Friedrich Niebuhr saw that individuals are seeking to be God. Their own natural sense of weakness in a corrupt world along with there own fear of being, inspires them to be ambitious with a mind to attaining ultimate power. However, ultimate power lies with God.


Austin Farrer (1904-1968)

Twentieth Century


Austin Farrer believes that God does not interfere with creation, but allows Humanity to develop according to its own skills. Humanity sins because it is free to sin. Humanity can not complain to God about Evil because humanity can prevent Sin and lesson Evil by simply embracing God.

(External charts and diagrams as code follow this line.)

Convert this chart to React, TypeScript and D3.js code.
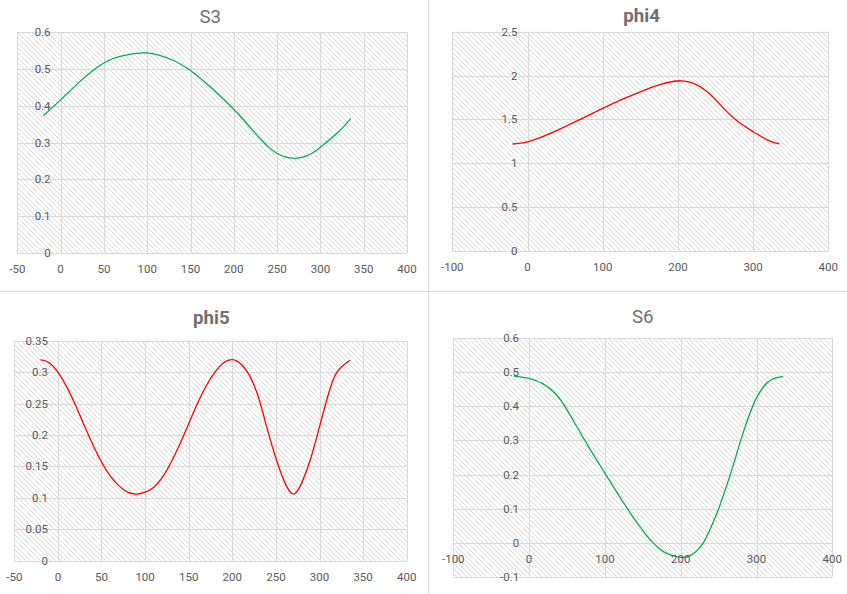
import React from "react";
import * as d3 from "d3";

// ---------- data ----------
const s3X = [-20, 0, 20, 40, 60, 80, 95, 110, 130, 150, 170, 200, 220, 240, 250, 260, 270, 280, 290, 300, 320, 335];
const s3Y = [0.373, 0.416, 0.461, 0.501, 0.528, 0.540, 0.544, 0.540, 0.524, 0.496, 0.457, 0.390, 0.338, 0.288, 0.270, 0.260, 0.257, 0.260, 0.270, 0.287, 0.327, 0.365];

const phi4X = [-20, 0, 25, 50, 75, 100, 125, 150, 175, 195, 205, 220, 240, 260, 280, 300, 320, 335];
const phi4Y = [1.22, 1.245, 1.32, 1.417, 1.52, 1.625, 1.725, 1.815, 1.893, 1.935, 1.94, 1.915, 1.81, 1.635, 1.475, 1.36, 1.262, 1.22];

const phi5X = [-20, -10, 0, 10, 20, 30, 40, 50, 60, 70, 80, 90, 100, 110, 120, 130, 140, 150, 160, 170, 180, 190, 200, 210, 220, 230, 240, 250, 260, 270, 280, 290, 300, 310, 320, 335];
const phi5Y = [0.32, 0.315, 0.3, 0.277, 0.248, 0.216, 0.185, 0.157, 0.135, 0.119, 0.109, 0.106, 0.109, 0.117, 0.133, 0.157, 0.186, 0.218, 0.25, 0.278, 0.3, 0.315, 0.32, 0.313, 0.294, 0.26, 0.21, 0.163, 0.125, 0.106, 0.125, 0.163, 0.213, 0.264, 0.3, 0.319];

const s6X = [-20, 0, 20, 40, 60, 80, 100, 120, 140, 160, 180, 200, 210, 220, 230, 240, 250, 260, 270, 280, 290, 300, 310, 320, 335];
const s6Y = [0.489, 0.482, 0.464, 0.424, 0.352, 0.276, 0.204, 0.133, 0.066, 0.008, -0.03, -0.043, -0.041, -0.027, 0.0, 0.045, 0.099, 0.163, 0.232, 0.306, 0.372, 0.425, 0.46, 0.479, 0.488];

const xTicks50 = [-50, 0, 50, 100, 150, 200, 250, 300, 350, 400];
const xTicks100 = [-100, 0, 100, 200, 300, 400];
const s3YTicks = [0, 0.1, 0.2, 0.3, 0.4, 0.5, 0.6];
const phi4YTicks = [0, 0.5, 1, 1.5, 2, 2.5];
const phi5YTicks = [0, 0.05, 0.1, 0.15, 0.2, 0.25, 0.3, 0.35];
const s6YTicks = [-0.1, 0, 0.1, 0.2, 0.3, 0.4, 0.5, 0.6];

const GREEN = "#00b050";
const RED = "#ff0000";
const GRID = "#d9d9d9";
const LABEL = "#595959";
const TITLE = "#707070";
const FONT = "Roboto, 'Liberation Sans', sans-serif";

type PanelProps = {
  title: string;
  bold: boolean;
  titleX: number;
  titleY: number;
  box: [number, number, number, number]; // left, top, right, bottom
  xs: number[];
  ys: number[];
  xTicks: number[];
  yTicks: number[];
  color: string;
};

const fmt = (v: number) => String(+v.toFixed(3));
const snap = (v: number) => Math.round(v) + 0.5;

function Panel({ title, bold, titleX, titleY, box, xs, ys, xTicks, yTicks, color }: PanelProps) {
  const [l, t, r, b] = box;
  const x = d3.scaleLinear().domain([xTicks[0], xTicks[xTicks.length - 1]]).range([l, r]);
  const y = d3.scaleLinear().domain([yTicks[0], yTicks[yTicks.length - 1]]).range([b, t]);
  const pts: [number, number][] = xs.map((v, i) => [v, ys[i]]);
  const line = d3
    .line<[number, number]>()
    .x((d) => x(d[0]))
    .y((d) => y(d[1]))
    .curve(d3.curveNatural);
  const x0 = x(0);
  const y0 = y(0);
  return (
    <g>
      <text x={titleX} y={titleY} textAnchor="middle" fontFamily={FONT} fontSize={18.7} fontWeight={bold ? 700 : 400} fill={TITLE}>
        {title}
      </text>
      <rect x={l} y={t} width={r - l} height={b - t} fill="url(#hatch)" />
      {yTicks.map((v) => (
        <line key={"gy" + v} x1={l} x2={r} y1={snap(y(v))} y2={snap(y(v))} stroke={GRID} strokeWidth={1} />
      ))}
      {xTicks.map((v) => (
        <line key={"gx" + v} x1={snap(x(v))} x2={snap(x(v))} y1={t} y2={b} stroke={GRID} strokeWidth={1} />
      ))}
      <path d={line(pts) || ""} fill="none" stroke={color} strokeWidth={1.3} />
      {yTicks.map((v) => (
        <text key={"ty" + v} x={x0 - 10} y={y(v)} dy="0.35em" textAnchor="end" fontFamily={FONT} fontSize={11.5} fill={LABEL}>
          {fmt(v)}
        </text>
      ))}
      {xTicks.map((v) => (
        <text key={"tx" + v} x={x(v)} y={y0 + 16} dy="0.35em" textAnchor="middle" fontFamily={FONT} fontSize={11.5} fill={LABEL}>
          {fmt(v)}
        </text>
      ))}
    </g>
  );
}

export default function App() {
  return (
    <svg width={847} height={594} style={{ position: "absolute", left: 0, top: 0, background: "#fff" }}>
      <defs>
        <pattern id="hatch" width={5} height={5} patternUnits="userSpaceOnUse">
          <path d="M-1,-1 L6,6 M-1,4 L1,6 M4,-1 L6,1" stroke="#dadada" strokeWidth={1} />
        </pattern>
      </defs>
      <rect x={0} y={0} width={847} height={594} fill="#fff" />
      <line x1={428.5} x2={428.5} y1={0} y2={594} stroke={GRID} />
      <line x1={0} x2={847} y1={291.5} y2={291.5} stroke={GRID} />
      <Panel title="S3" bold={false} titleX={210.3} titleY={22.7} box={[17.3, 32.3, 407, 252.7]} xs={s3X} ys={s3Y} xTicks={xTicks50} yTicks={s3YTicks} color={GREEN} />
      <Panel title="phi4" bold={true} titleX={641.7} titleY={21.5} box={[452.3, 31.7, 828.3, 251]} xs={phi4X} ys={phi4Y} xTicks={xTicks100} yTicks={phi4YTicks} color={RED} />
      <Panel title="phi5" bold={true} titleX={211.3} titleY={324.3} box={[14.3, 340.7, 406.7, 560.7]} xs={phi5X} ys={phi5Y} xTicks={xTicks50} yTicks={phi5YTicks} color={RED} />
      <Panel title="S6" bold={false} titleX={642.8} titleY={322.7} box={[453.3, 338.3, 832.3, 576.7]} xs={s6X} ys={s6Y} xTicks={xTicks100} yTicks={s6YTicks} color={GREEN} />
    </svg>
  );
}
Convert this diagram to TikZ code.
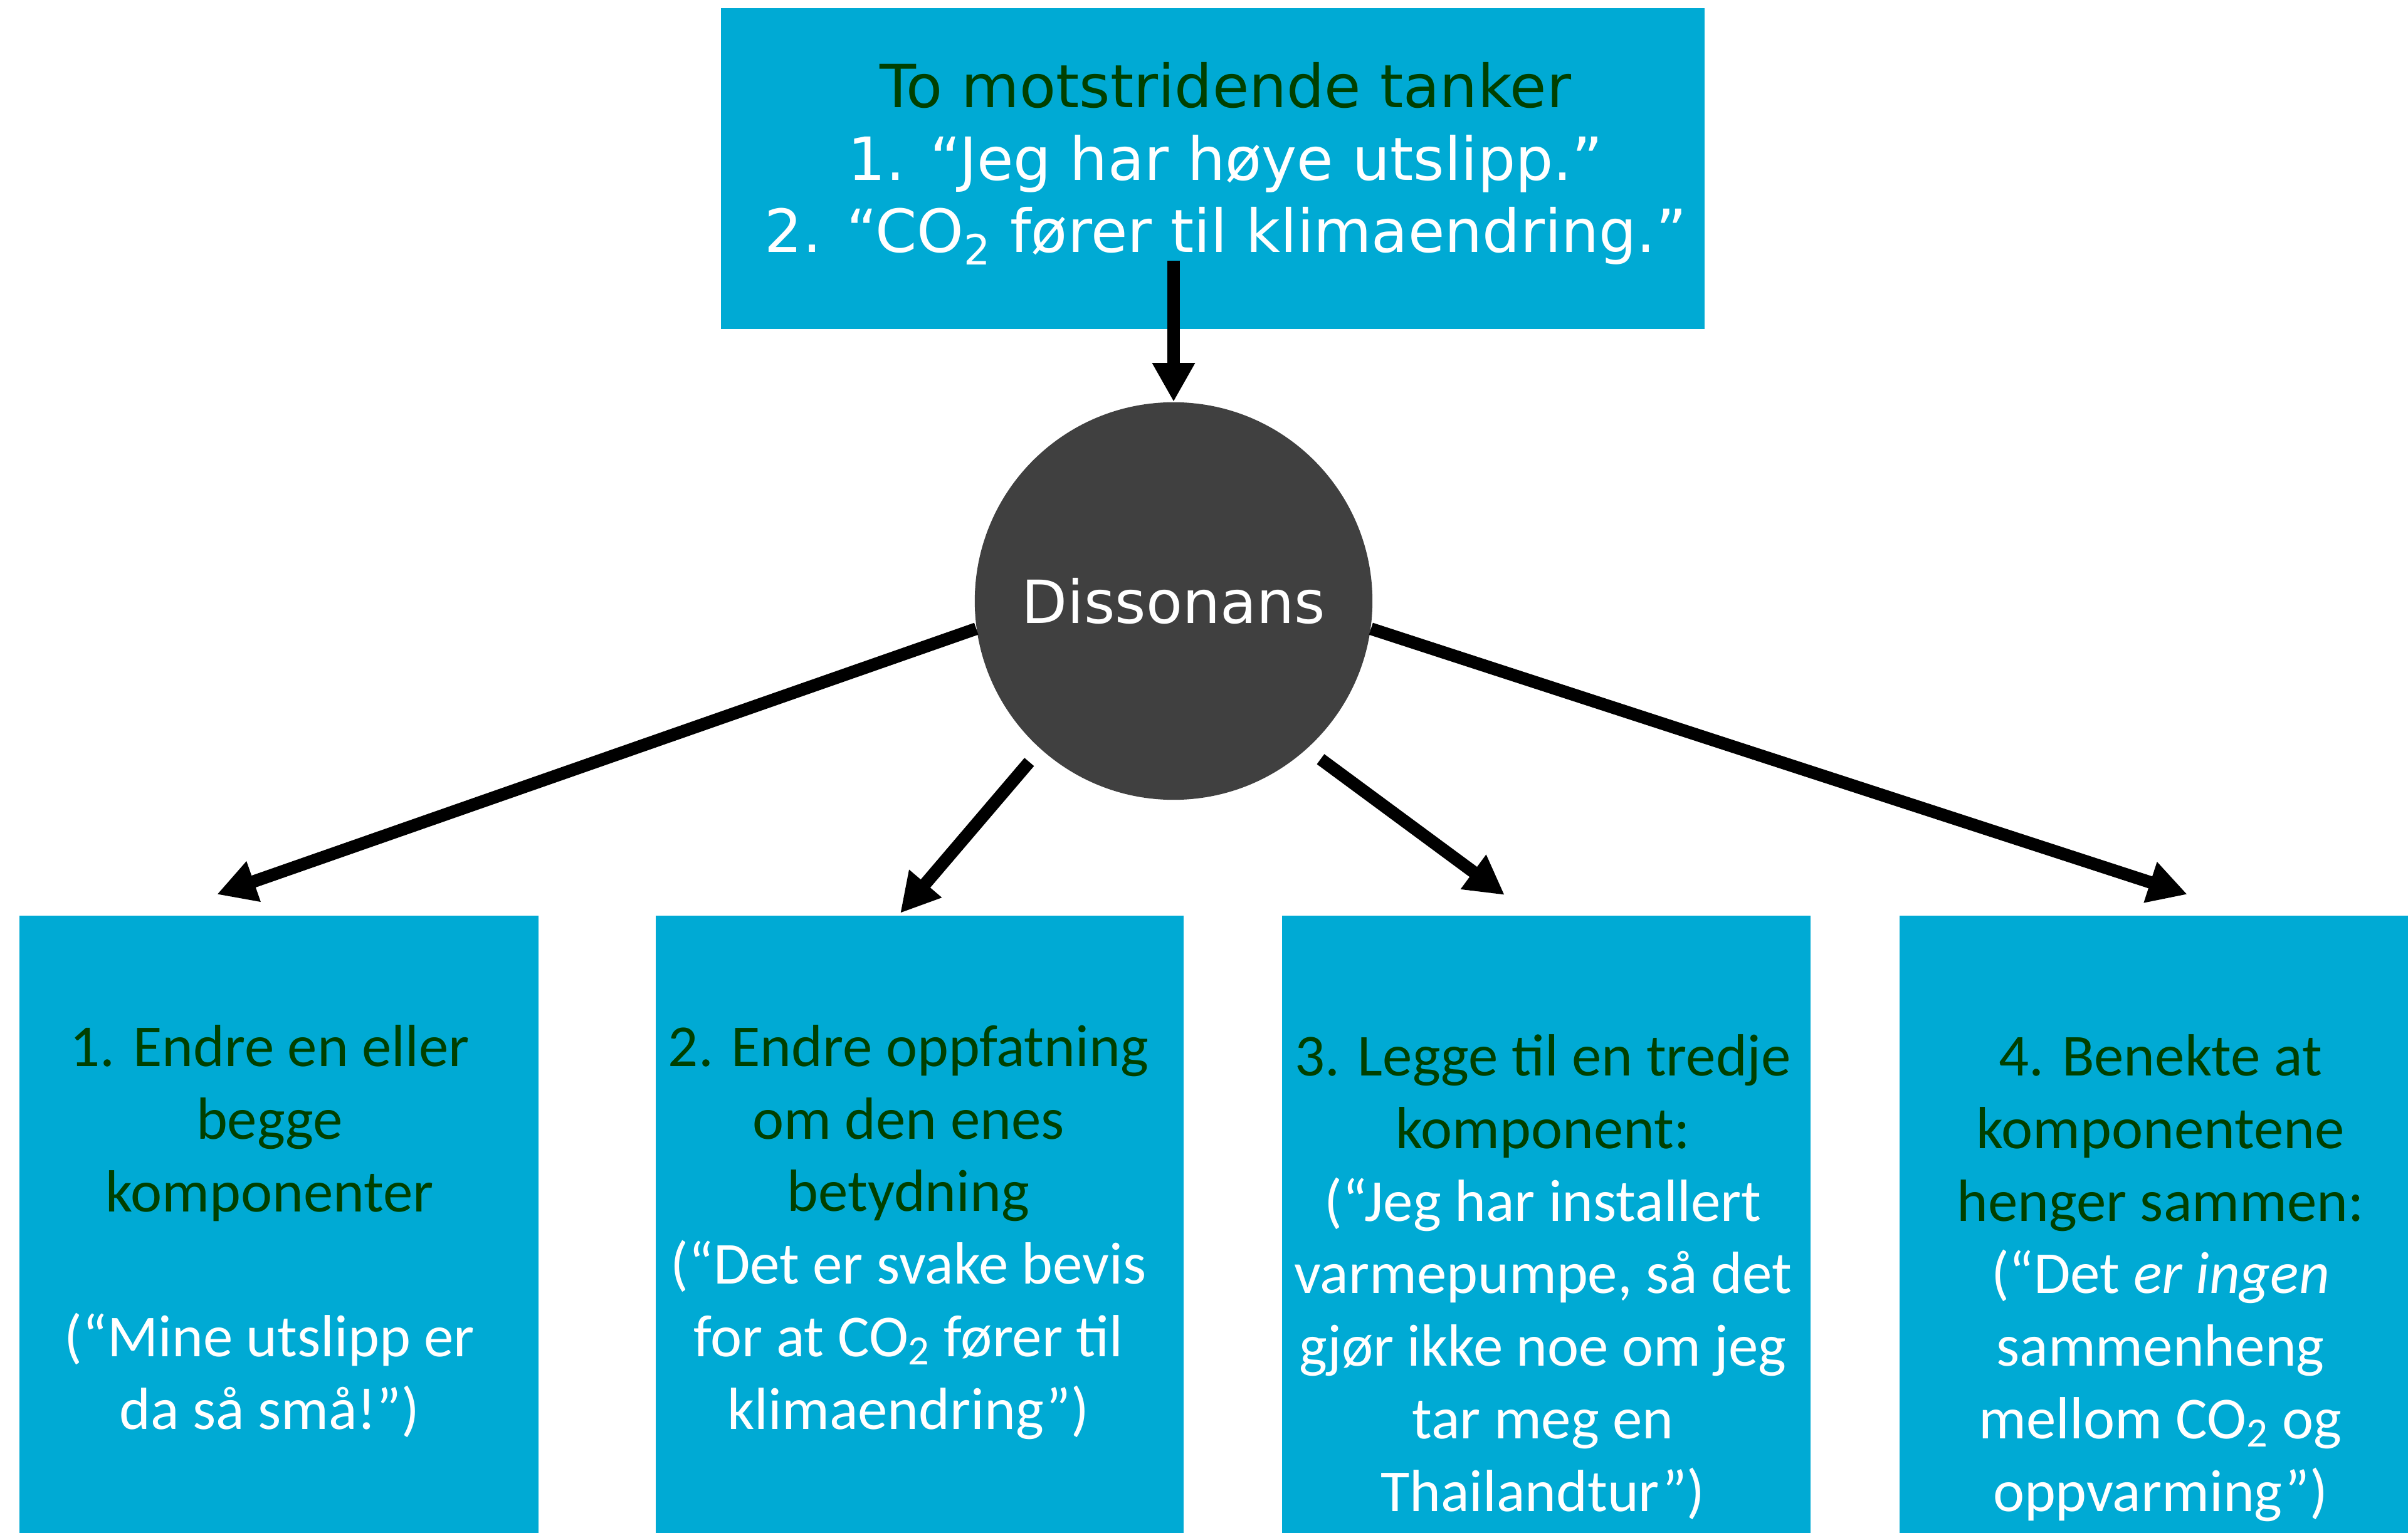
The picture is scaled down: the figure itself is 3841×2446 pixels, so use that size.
\documentclass[tikz,border=0pt]{standalone}
\usepackage{fontspec}
\setmainfont{Carlito}
\newfontfamily\dejavu{DejaVu Sans}
\usetikzlibrary{arrows.meta,positioning}
\definecolor{boxblue}{RGB}{0,170,212}
\definecolor{darkgreen}{RGB}{0,64,0}
\definecolor{circgray}{RGB}{64,64,64}
\newcommand{\bigfont}{\fontsize{27pt}{32.9pt}\selectfont}
\newcommand{\quoteline}[1]{\textcolor{white}{#1}}
\tikzset{
  bluebox/.style={rectangle, fill=boxblue, anchor=north west, inner sep=0pt, minimum height=9.86cm},
  boxtext/.style={align=center, anchor=base, inner sep=0pt, text=darkgreen},
  arr/.style={line width=0.2cm, -{Triangle[length=0.62cm,width=0.64cm]}},
}

\begin{document}
\begin{tikzpicture}[x=0.01cm, y=-0.01cm, font=\bigfont]
				\useasboundingbox (0,0) rectangle (3841,2446);
				% Nodes
				\node (top) [bluebox, minimum width=15.68cm, minimum height=5.12cm] at (1149,12) {};
				\node (toptext) [boxtext, font=\dejavu\bigfont] at (1955,403) {To motstridende tanker\\\quoteline{1. “Jeg har høye utslipp.”}\\\quoteline{2. “CO\textsubscript{2} fører til klimaendring.”}};
				\node (diss) [circle, fill=circgray, minimum size=6.34cm, inner sep=0pt, text=white, font=\dejavu\bigfont] at (1872,959) {Dissonans};
				\node (box1) [bluebox, minimum width=8.28cm] at (30,1460) {};
				\node (box2) [bluebox, minimum width=8.42cm, right=1.85cm of box1] {};
				\node (box3) [bluebox, minimum width=8.43cm, right=1.55cm of box2] {};
				\node (box4) [bluebox, minimum width=8.18cm, right=1.40cm of box3] {};
				\node (txt1) [boxtext] at (430,2280) {1. Endre en eller\\begge\\komponenter\\[1.155cm]\quoteline{(“Mine utslipp er}\\\quoteline{da så små!”)}};
				\node (txt2) [boxtext] at (1449,2280) {2. Endre oppfatning\\om den enes\\betydning\\\quoteline{(“Det er svake bevis}\\\quoteline{for at CO\textsubscript{2} fører til}\\\quoteline{klimaendring”)}};
				\node (txt3) [boxtext] at (2461,2411) {3. Legge til en tredje\\komponent:\\\quoteline{(“Jeg har installert}\\\quoteline{varmepumpe, så det}\\\quoteline{gjør ikke noe om jeg}\\\quoteline{tar meg en}\\\quoteline{Thailandtur”)}};
				\node (txt4) [boxtext] at (3446,2411) {4. Benekte at\\komponentene\\henger sammen:\\\quoteline{(“Det \textit{er ingen}}\\\quoteline{sammenheng}\\\quoteline{mellom CO\textsubscript{2} og}\\\quoteline{oppvarming”)}};

				% Arrows
				\coordinate (src) at (1872,416);
				\coordinate (tip1) at (346,1427);
				\coordinate (tip2) at (1436,1457);
				\coordinate (tip3) at (2400,1428);
				\coordinate (tip4) at (3489,1427);
				\draw[arr] (src) -- (diss);
				\draw[arr] (diss.188) -- (tip1);
				\draw[arr, shorten <=0.27cm] (diss.228.5) -- (tip2);
				\draw[arr, shorten <=0.27cm] (diss.-48.5) -- (tip3);
				\draw[arr] (diss.-8) -- (tip4);
			\end{tikzpicture}
\end{document}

Some Modern Views on Sin and Evil


Modern science and cosmology have brought to light the universal conditions of Evil. It lies within the realm of disease and death which date back to the emergence of humankind. This means that there has arisen a category of evil which is wider than and not reducible to human Sin and Evil. This natural Evil can not be derived from the historical fall of Adam and Eve as the Augustinian tradition sought to convey.


In the last century, we suffered through two world wars, the holocaust and the ever present danger of nuclear war. These are grim reminders that despite technological progress, evil has not disappeared from this present generation. We also face the global problems of overpopulation, environmental pollution and the depletion of natural resources.


There are people who now place the blame for our problems on the very science and technology that was originally seen as our salvation. They look at chemical warfare and genetic engineering as science out of control. So, the thinking is that instead of being pillars of progress, science and technology could turn out to be the devices of our own self-destruction.


However, it must be understood that humanity possesses the same freedom of choice that it possessed from the beginning of time and we must have Faith that we will utilize science for its good purposes. As Farrer put it, "Let man embrace the heavenly calling; let him harness the galaxies, control the traffic of the stars, and buffer celestial collisions".


END


Originally entitled Approaches to Evil and Sin: A Comparative Study was submitted to Dr. William Close as a Master of Theological Studies course requirement

511v-Basic Christian Doctrines

St. Stephen's Theological College University of Alberta Published on November 6th, 1996.